Mariam Touba, reference librarian at the New-York Historical Society, writes in a post about this document that the job of copying draft terms onto official letterhead fell to Parker after Grant’s adjutant “was too shaken by the magnitude of the occasion to complete the assignment.” Grant completed a draft, and then Parker noted in his own handwriting between the lines the changes that the general wished to make in the final version.
Parker preserved this first draft, affixed it to a larger sheet, and got Grant to attest to its authenticity 15 years later, attaching his handwritten testimonial along the top.
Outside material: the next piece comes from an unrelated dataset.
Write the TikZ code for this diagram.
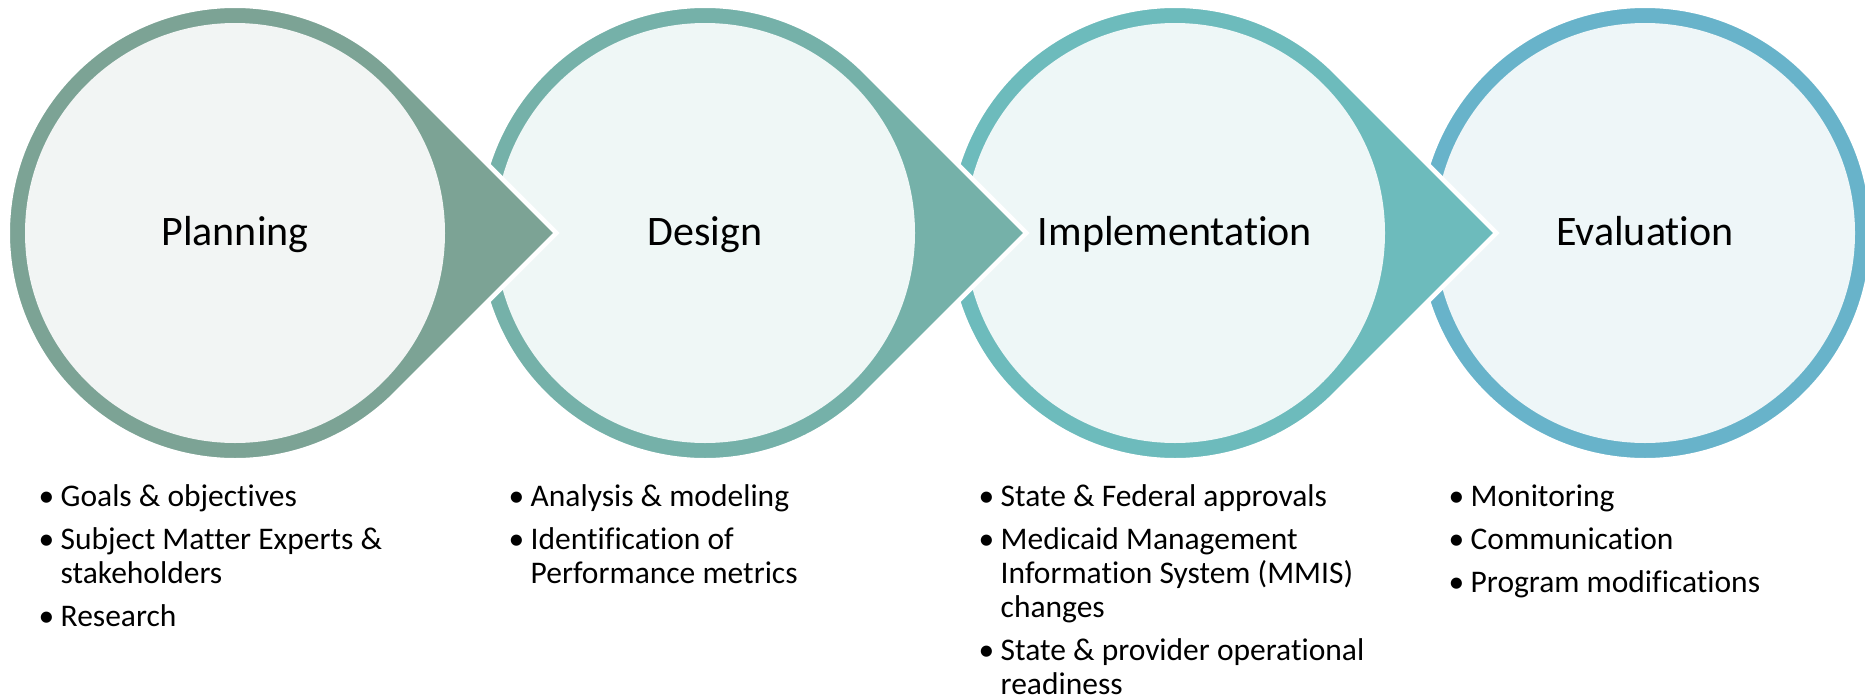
\documentclass[tikz,border=0pt]{standalone}
\usepackage{fontspec}
\setmainfont{Carlito}[Ligatures=NoCommon]

\definecolor{ringPlan}{HTML}{7CA395}
\definecolor{ringDesign}{HTML}{75B1A9}
\definecolor{ringImpl}{HTML}{6DBBBC}
\definecolor{ringEval}{HTML}{68B3CA}
\definecolor{corePlan}{HTML}{F2F5F4}
\definecolor{coreDesign}{HTML}{EFF7F6}
\definecolor{coreImpl}{HTML}{EEF7F7}
\definecolor{coreEval}{HTML}{EEF6F8}

\tikzset{
  phaseshape/.style={fill=#1, draw=white, line width=4.5pt, line join=miter},
  phasecore/.style={fill=#1},
  phasetitle/.style={font=\fontsize{42}{50}\selectfont, anchor=base, inner sep=0pt},
  phasenotes/.style={font=\fontsize{31.5}{34}\selectfont, anchor=base west, inner sep=0pt},
}

% circle with a right-pointing tip; #1 = centre x, #2 = ring colour, #3 = core colour
\newcommand\tippedphase[3]{%
  \path[phaseshape=#2] (#1,233) ++(-45:227.25)
    arc[start angle=-45, end angle=-315, radius=227.25]
    -- (#1+321.4,233) -- cycle;
  \fill[phasecore=#3] (#1,233) circle[radius=210];
}
% last phase: plain circle
\newcommand\plainphase[3]{%
  \path[phaseshape=#2] (#1,233) circle[radius=227.25];
  \fill[phasecore=#3] (#1,233) circle[radius=210];
}

% bullet list set as a top-aligned box
\newcommand\notelist[1]{\vtop{\hsize=440pt\parindent=0pt\parskip=9pt
  \rightskip=0pt plus 1fil\relax\baselineskip=34pt #1}}
\newcommand\noteitem[1]{\hangindent=22pt\hangafter=1\leavevmode
  \hbox to 22pt{•\hfil}#1\par}

\begin{document}
\begin{tikzpicture}[x=1pt,y=-1pt]
  \useasboundingbox (0,0) rectangle (1865,699);

  % phases, drawn right to left so each tip lies over the next circle
  \plainphase{1645}{ringEval}{coreEval}
  \tippedphase{1175}{ringImpl}{coreImpl}
  \tippedphase{705}{ringDesign}{coreDesign}
  \tippedphase{235}{ringPlan}{corePlan}

  % phase titles
  \node[phasetitle] (plan) at (235,245.5) {Planning};
  \node[phasetitle] (design) at (705,245.5) {Design};
  \node[phasetitle] (impl) at (1175,245.5) {Implementation};
  \node[phasetitle] (eval) at (1645,245.5) {Evaluation};

  % activities under each phase
  \node[phasenotes] (planNotes) at (38.5,506.7) {\notelist{%
    \noteitem{Goals \& objectives}
    \noteitem{Subject Matter Experts \&\newline stakeholders}
    \noteitem{Research}}};
  \node[phasenotes] (designNotes) at (508.5,506.7) {\notelist{%
    \noteitem{Analysis \& modeling}
    \noteitem{Identification of\newline Performance metrics}}};
  \node[phasenotes] (implNotes) at (978.5,506.7) {\notelist{%
    \noteitem{State \& Federal approvals}
    \noteitem{Medicaid Management\newline Information System (MMIS)\newline changes}
    \noteitem{State \& provider operational\newline readiness}}};
  \node[phasenotes] (evalNotes) at (1448.5,506.7) {\notelist{%
    \noteitem{Monitoring}
    \noteitem{Communication}
    \noteitem{Program modifications}}};
\end{tikzpicture}
\end{document}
Along the bottom, Parker told the story of the document, in his own painstaking handwriting.
A transcript follows.
Transcript of the final version of Grant's surrender terms (via the website of The Civil War Trust):
APPOMATTOX COURT-HOUSE, VA.
April 9, 1865
General R. E. LEE:
In accordance with the substance of my letter to you of the 8th instant, I propose to receive the surrender of the Army of Northern Virginia on the following terms, to wit: Rolls of all the officers and men to be made in duplicate, one copy to be given to an officer to be designated by me, the other to be retained by such officer or officers as you may designate. The officers to give their individual paroles not to take up arms against the Government of the United States until properly exchanged; and each company or regimental commander sign a like parole for the men of their commands. The arms, artillery, and public property to be parked and stacked, and turned over to the officers appointed by me to receive them. This will not embrace the side-arms of the officers, nor their private horses or baggage. This done, each officer and man will be allowed to return to his home, not to be disturbed by U. S. authority so long as they observe their paroles and the laws in force where they may reside.